Monday, February 14, 2005

"Search is the new center of gravity"

(via John Battelle)
Roger McNamee, of The New Normal, writes an insightful piece on Google's Desktop Search. He opens:
There are very few pieces of technology whose time is longer gone than the hierarchical file system underlying Windows. Finding things on a PC was a never-ending source of frustration until a few months ago, when Google shipped Google Desktop Search.
I have long lamented the hegemony of the our hierarchical file systems, noting that our fancy GUI interfaces are merely using eye-candy icons to hide the same "C:/files/..." hierarchical file tree structure I had on my Commodore 64 fifteen years ago. McNamee continues,
The Google product [is] amazing [becuase] it works: you can find more or less anything on your hard drive without knowing the precise name or location...

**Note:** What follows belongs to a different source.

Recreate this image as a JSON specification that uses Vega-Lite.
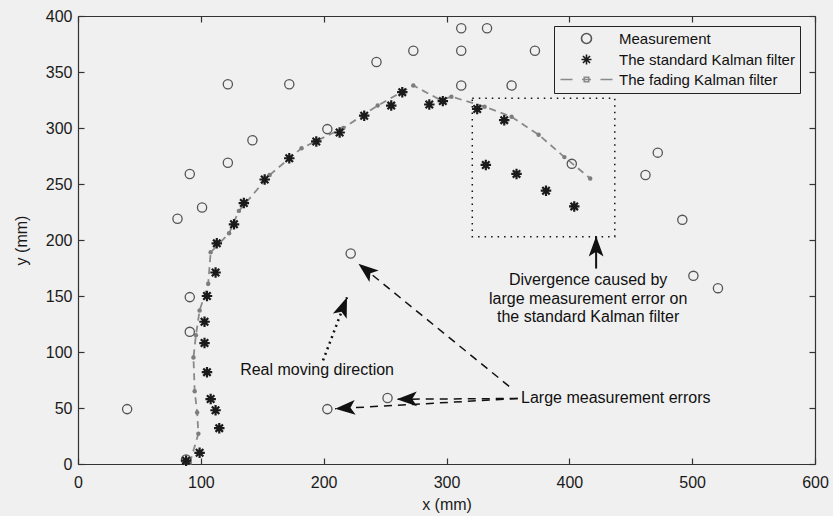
{
  "$schema": "https://vega.github.io/schema/vega-lite/v6.json",
  "width": 737,
  "height": 448,
  "autosize": {"type": "none"},
  "padding": {"left": 78, "top": 16, "right": 18, "bottom": 52},
  "background": "#f0f0f0",
  "config": {
    "view": {"stroke": null},
    "font": "Liberation Sans",
    "axis": {
      "labelFont": "Liberation Sans", "labelFontSize": 16, "labelColor": "#1a1a1a",
      "titleFont": "Liberation Sans", "titleFontSize": 16, "titleFontWeight": "normal", "titleColor": "#1a1a1a",
      "domainColor": "#333333", "domainWidth": 1.2, "tickColor": "#333333", "tickWidth": 1.2,
      "grid": false
    }
  },
  "datasets": {
    "pts": [
      {"series": "Measurement", "i": 1, "x": 40, "y": 49},
      {"series": "Measurement", "i": 2, "x": 88, "y": 4},
      {"series": "Measurement", "i": 3, "x": 91, "y": 118},
      {"series": "Measurement", "i": 4, "x": 91, "y": 149},
      {"series": "Measurement", "i": 5, "x": 81, "y": 219},
      {"series": "Measurement", "i": 6, "x": 101, "y": 229},
      {"series": "Measurement", "i": 7, "x": 91, "y": 259},
      {"series": "Measurement", "i": 8, "x": 122, "y": 269},
      {"series": "Measurement", "i": 9, "x": 142, "y": 289},
      {"series": "Measurement", "i": 10, "x": 122, "y": 339},
      {"series": "Measurement", "i": 11, "x": 172, "y": 339},
      {"series": "Measurement", "i": 12, "x": 203, "y": 299},
      {"series": "Measurement", "i": 13, "x": 222, "y": 188},
      {"series": "Measurement", "i": 14, "x": 203, "y": 49},
      {"series": "Measurement", "i": 15, "x": 252, "y": 59},
      {"series": "Measurement", "i": 16, "x": 243, "y": 359},
      {"series": "Measurement", "i": 17, "x": 273, "y": 369},
      {"series": "Measurement", "i": 18, "x": 312, "y": 389},
      {"series": "Measurement", "i": 19, "x": 333, "y": 389},
      {"series": "Measurement", "i": 20, "x": 312, "y": 369},
      {"series": "Measurement", "i": 21, "x": 312, "y": 338},
      {"series": "Measurement", "i": 22, "x": 353, "y": 338},
      {"series": "Measurement", "i": 23, "x": 372, "y": 369},
      {"series": "Measurement", "i": 24, "x": 402, "y": 268},
      {"series": "Measurement", "i": 25, "x": 462, "y": 258},
      {"series": "Measurement", "i": 26, "x": 472, "y": 278},
      {"series": "Measurement", "i": 27, "x": 492, "y": 218},
      {"series": "Measurement", "i": 28, "x": 501, "y": 168},
      {"series": "Measurement", "i": 29, "x": 521, "y": 157},
      {"series": "The standard Kalman filter", "i": 1, "x": 88, "y": 3},
      {"series": "The standard Kalman filter", "i": 2, "x": 99, "y": 10},
      {"series": "The standard Kalman filter", "i": 3, "x": 115, "y": 32},
      {"series": "The standard Kalman filter", "i": 4, "x": 112, "y": 48},
      {"series": "The standard Kalman filter", "i": 5, "x": 108, "y": 58},
      {"series": "The standard Kalman filter", "i": 6, "x": 105, "y": 82},
      {"series": "The standard Kalman filter", "i": 7, "x": 103, "y": 108},
      {"series": "The standard Kalman filter", "i": 8, "x": 103, "y": 127},
      {"series": "The standard Kalman filter", "i": 9, "x": 105, "y": 150},
      {"series": "The standard Kalman filter", "i": 10, "x": 112, "y": 171},
      {"series": "The standard Kalman filter", "i": 11, "x": 113, "y": 197},
      {"series": "The standard Kalman filter", "i": 12, "x": 127, "y": 214},
      {"series": "The standard Kalman filter", "i": 13, "x": 135, "y": 233},
      {"series": "The standard Kalman filter", "i": 14, "x": 152, "y": 254},
      {"series": "The standard Kalman filter", "i": 15, "x": 172, "y": 273},
      {"series": "The standard Kalman filter", "i": 16, "x": 194, "y": 288},
      {"series": "The standard Kalman filter", "i": 17, "x": 213, "y": 296},
      {"series": "The standard Kalman filter", "i": 18, "x": 233, "y": 311},
      {"series": "The standard Kalman filter", "i": 19, "x": 255, "y": 320},
      {"series": "The standard Kalman filter", "i": 20, "x": 264, "y": 332},
      {"series": "The standard Kalman filter", "i": 21, "x": 286, "y": 321},
      {"series": "The standard Kalman filter", "i": 22, "x": 297, "y": 324},
      {"series": "The standard Kalman filter", "i": 23, "x": 325, "y": 317},
      {"series": "The standard Kalman filter", "i": 24, "x": 347, "y": 307},
      {"series": "The standard Kalman filter", "i": 25, "x": 332, "y": 267},
      {"series": "The standard Kalman filter", "i": 26, "x": 357, "y": 259},
      {"series": "The standard Kalman filter", "i": 27, "x": 381, "y": 244},
      {"series": "The standard Kalman filter", "i": 28, "x": 404, "y": 230},
      {"series": "The fading Kalman filter", "i": 1, "x": 91, "y": 1},
      {"series": "The fading Kalman filter", "i": 2, "x": 98, "y": 27},
      {"series": "The fading Kalman filter", "i": 3, "x": 97, "y": 46},
      {"series": "The fading Kalman filter", "i": 4, "x": 95, "y": 65},
      {"series": "The fading Kalman filter", "i": 5, "x": 94, "y": 95},
      {"series": "The fading Kalman filter", "i": 6, "x": 96, "y": 115},
      {"series": "The fading Kalman filter", "i": 7, "x": 99, "y": 137},
      {"series": "The fading Kalman filter", "i": 8, "x": 106, "y": 161},
      {"series": "The fading Kalman filter", "i": 9, "x": 108, "y": 189},
      {"series": "The fading Kalman filter", "i": 10, "x": 123, "y": 206},
      {"series": "The fading Kalman filter", "i": 11, "x": 131, "y": 226},
      {"series": "The fading Kalman filter", "i": 12, "x": 156, "y": 258},
      {"series": "The fading Kalman filter", "i": 13, "x": 182, "y": 282},
      {"series": "The fading Kalman filter", "i": 14, "x": 216, "y": 300},
      {"series": "The fading Kalman filter", "i": 15, "x": 244, "y": 320},
      {"series": "The fading Kalman filter", "i": 16, "x": 273, "y": 338},
      {"series": "The fading Kalman filter", "i": 17, "x": 295, "y": 325},
      {"series": "The fading Kalman filter", "i": 18, "x": 304, "y": 328},
      {"series": "The fading Kalman filter", "i": 19, "x": 331, "y": 319},
      {"series": "The fading Kalman filter", "i": 20, "x": 353, "y": 310},
      {"series": "The fading Kalman filter", "i": 21, "x": 375, "y": 294},
      {"series": "The fading Kalman filter", "i": 22, "x": 396, "y": 274},
      {"series": "The fading Kalman filter", "i": 23, "x": 417, "y": 255}
    ],
    "arrows": [
      {"kind": "dash", "x": 358, "y": 58.5, "x2": 259.5, "y2": 57.8, "angle": 269},
      {"kind": "dash", "x": 358, "y": 58.5, "x2": 209.3, "y2": 49.3, "angle": 266},
      {"kind": "dash", "x": 351, "y": 69.3, "x2": 228.3, "y2": 178.9, "angle": 309},
      {"kind": "dot", "x": 199.5, "y": 92.5, "x2": 219, "y2": 148.8, "angle": 21},
      {"kind": "solid", "x": 421.8, "y": 174.5, "x2": 421.8, "y2": 203.3, "angle": 0}
    ],
    "box": [{"x": 321, "x2": 437, "y": 203, "y2": 326.5}],
    "leftText": [
      {"label": "Real moving direction", "x": 132, "y": 83.6},
      {"label": "Large measurement errors", "x": 360.7, "y": 58.5}
    ],
    "centerText": [
      {"label": "Divergence caused by", "x": 415.3, "y": 164.6},
      {"label": "large measurement error on", "x": 415.3, "y": 147.6},
      {"label": "the standard Kalman filter", "x": 415.3, "y": 131.2}
    ]
  },
  "resolve": {"axis": {"x": "independent", "y": "independent"}},
  "layer": [
    {
      "data": {"name": "pts"},
      "transform": [{"filter": "datum.series === 'The fading Kalman filter'"}],
      "mark": {"type": "line", "color": "#8a8a8a", "strokeWidth": 1.8, "strokeDash": [7, 5]},
      "encoding": {
        "x": {"field": "x", "type": "quantitative", "axis": null},
        "y": {"field": "y", "type": "quantitative", "axis": null},
        "order": {"field": "i", "type": "quantitative"}
      }
    },
    {
      "data": {"name": "pts"},
      "transform": [{"filter": "datum.series === 'The fading Kalman filter'"}],
      "mark": {"type": "point", "filled": true, "shape": "circle", "size": 20, "color": "#7d7d7d", "opacity": 1},
      "encoding": {
        "x": {"field": "x", "type": "quantitative", "axis": null},
        "y": {"field": "y", "type": "quantitative", "axis": null}
      }
    },
    {
      "data": {"name": "pts"},
      "transform": [{"filter": "datum.series === 'Measurement'"}],
      "mark": {"type": "point", "filled": false, "opacity": 1, "size": 85, "strokeWidth": 1.3},
      "encoding": {
        "x": {"field": "x", "type": "quantitative", "scale": {"domain": [0, 600], "nice": false},
          "axis": {"orient": "bottom", "values": [0, 100, 200, 300, 400, 500, 600], "title": "x (mm)", "tickSize": -6, "labelPadding": 16, "titlePadding": 6, "labelFlush": false}},
        "y": {"field": "y", "type": "quantitative", "scale": {"domain": [0, 400], "nice": false},
          "axis": {"orient": "left", "values": [0, 50, 100, 150, 200, 250, 300, 350, 400], "title": "y (mm)", "tickSize": -6, "labelPadding": 12, "titlePadding": 16, "labelFlush": false}},
        "color": {"field": "series", "type": "nominal",
          "scale": {"domain": ["Measurement", "The standard Kalman filter", "The fading Kalman filter"], "range": ["#555555", "#1a1a1a", "#8a8a8a"]},
          "legend": {
            "title": null, "orient": "none", "legendX": 476, "legendY": 10,
            "strokeColor": "#222222", "fillColor": "#f0f0f0", "padding": 5,
            "labelFont": "Liberation Sans", "labelFontSize": 15, "labelColor": "#111111",
            "symbolOffset": 20, "labelOffset": 25, "rowPadding": 4, "labelLimit": 400, "symbolSize": 100,
            "symbolStrokeWidth": 1.6
          }},
        "shape": {"field": "series", "type": "nominal",
          "scale": {"domain": ["Measurement", "The standard Kalman filter", "The fading Kalman filter"], "range": ["circle", "M0,-1L0,1M-1,0L1,0M-0.71,-0.71L0.71,0.71M-0.71,0.71L0.71,-0.71", "M-5.2,0H-2.8M2.8,0H5.2M-0.9,0H0.9M-0.45,-0.45H0.45V0.45H-0.45Z"]},
          "legend": null}
      }
    },
    {
      "data": {"name": "pts"},
      "transform": [{"filter": "datum.series === 'The standard Kalman filter'"}],
      "mark": {"type": "point", "filled": false, "opacity": 1, "size": 110, "strokeWidth": 2.2},
      "encoding": {
        "x": {"field": "x", "type": "quantitative", "axis": null},
        "y": {"field": "y", "type": "quantitative", "axis": null},
        "color": {"field": "series", "type": "nominal"},
        "shape": {"field": "series", "type": "nominal", "legend": null}
      }
    },
    {
      "data": {"name": "box"},
      "mark": {"type": "rect", "fill": null, "fillOpacity": 0, "stroke": "#111111", "strokeWidth": 1.5, "strokeDash": [1.5, 5]},
      "encoding": {
        "x": {"field": "x", "type": "quantitative", "axis": {"orient": "top", "values": [0, 100, 200, 300, 400, 500, 600], "labels": false, "title": null, "tickSize": -6}},
        "x2": {"field": "x2"},
        "y": {"field": "y", "type": "quantitative", "axis": {"orient": "right", "values": [0, 50, 100, 150, 200, 250, 300, 350, 400], "labels": false, "title": null, "tickSize": -6}},
        "y2": {"field": "y2"}
      }
    },
    {
      "data": {"name": "arrows"},
      "transform": [{"filter": "datum.kind === 'dash'"}],
      "mark": {"type": "rule", "color": "#111111", "strokeWidth": 1.5, "strokeDash": [8, 6]},
      "encoding": {
        "x": {"field": "x", "type": "quantitative", "axis": null},
        "y": {"field": "y", "type": "quantitative", "axis": null},
        "x2": {"field": "x2"}, "y2": {"field": "y2"}
      }
    },
    {
      "data": {"name": "arrows"},
      "transform": [{"filter": "datum.kind === 'dot'"}],
      "mark": {"type": "rule", "color": "#111111", "strokeWidth": 2.5, "strokeDash": [2, 4]},
      "encoding": {
        "x": {"field": "x", "type": "quantitative", "axis": null},
        "y": {"field": "y", "type": "quantitative", "axis": null},
        "x2": {"field": "x2"}, "y2": {"field": "y2"}
      }
    },
    {
      "data": {"name": "arrows"},
      "transform": [{"filter": "datum.kind === 'solid'"}],
      "mark": {"type": "rule", "color": "#111111", "strokeWidth": 2},
      "encoding": {
        "x": {"field": "x", "type": "quantitative", "axis": null},
        "y": {"field": "y", "type": "quantitative", "axis": null},
        "x2": {"field": "x2"}, "y2": {"field": "y2"}
      }
    },
    {
      "data": {"name": "arrows"},
      "mark": {"type": "point", "filled": true, "color": "#111111", "opacity": 1, "size": 180, "shape": "M0,0L1.1,3L0,2.3L-1.1,3Z"},
      "encoding": {
        "x": {"field": "x2", "type": "quantitative", "axis": null},
        "y": {"field": "y2", "type": "quantitative", "axis": null},
        "angle": {"field": "angle", "type": "quantitative", "scale": null}
      }
    },
    {
      "data": {"name": "leftText"},
      "mark": {"type": "text", "align": "left", "baseline": "middle", "font": "Liberation Sans", "fontSize": 16, "color": "#111111"},
      "encoding": {
        "x": {"field": "x", "type": "quantitative", "axis": null},
        "y": {"field": "y", "type": "quantitative", "axis": null},
        "text": {"field": "label"}
      }
    },
    {
      "data": {"name": "centerText"},
      "mark": {"type": "text", "align": "center", "baseline": "middle", "font": "Liberation Sans", "fontSize": 16, "color": "#111111"},
      "encoding": {
        "x": {"field": "x", "type": "quantitative", "axis": null},
        "y": {"field": "y", "type": "quantitative", "axis": null},
        "text": {"field": "label"}
      }
    }
  ]
}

Exactly. I should not have to remember the exact directory, and its precise location within my complex array of file folders, in order to locate a file. Google Search is great in this regard. McNamee continues (with my underlining added):
Google Desktop Search confirms my view that search is the new center of gravity for the computer industry. For nearly twenty-five years, operating systems were the most important piece of enabling technology in the industry... What do users need [now]? They need to find information, whether on their hard drive or on the internet.
I would agree that the ability to navigate our files, our website, our "information-space" should reign supreme. And, certainly, Google is well-positioned to drive this effort: consider their entrance into e-mail, image & video searches, news aggregation, digital photo storage, maps & satellite imagery, and now print & library. My concern, however, is with the implications of this "Googlization" of our information-spaces. My research for the next few years will focus on complicating and challenging the popular discourses which seem to embrace Google and "the search" for how we understand our files, our information-spaces, and, in total, the world around us.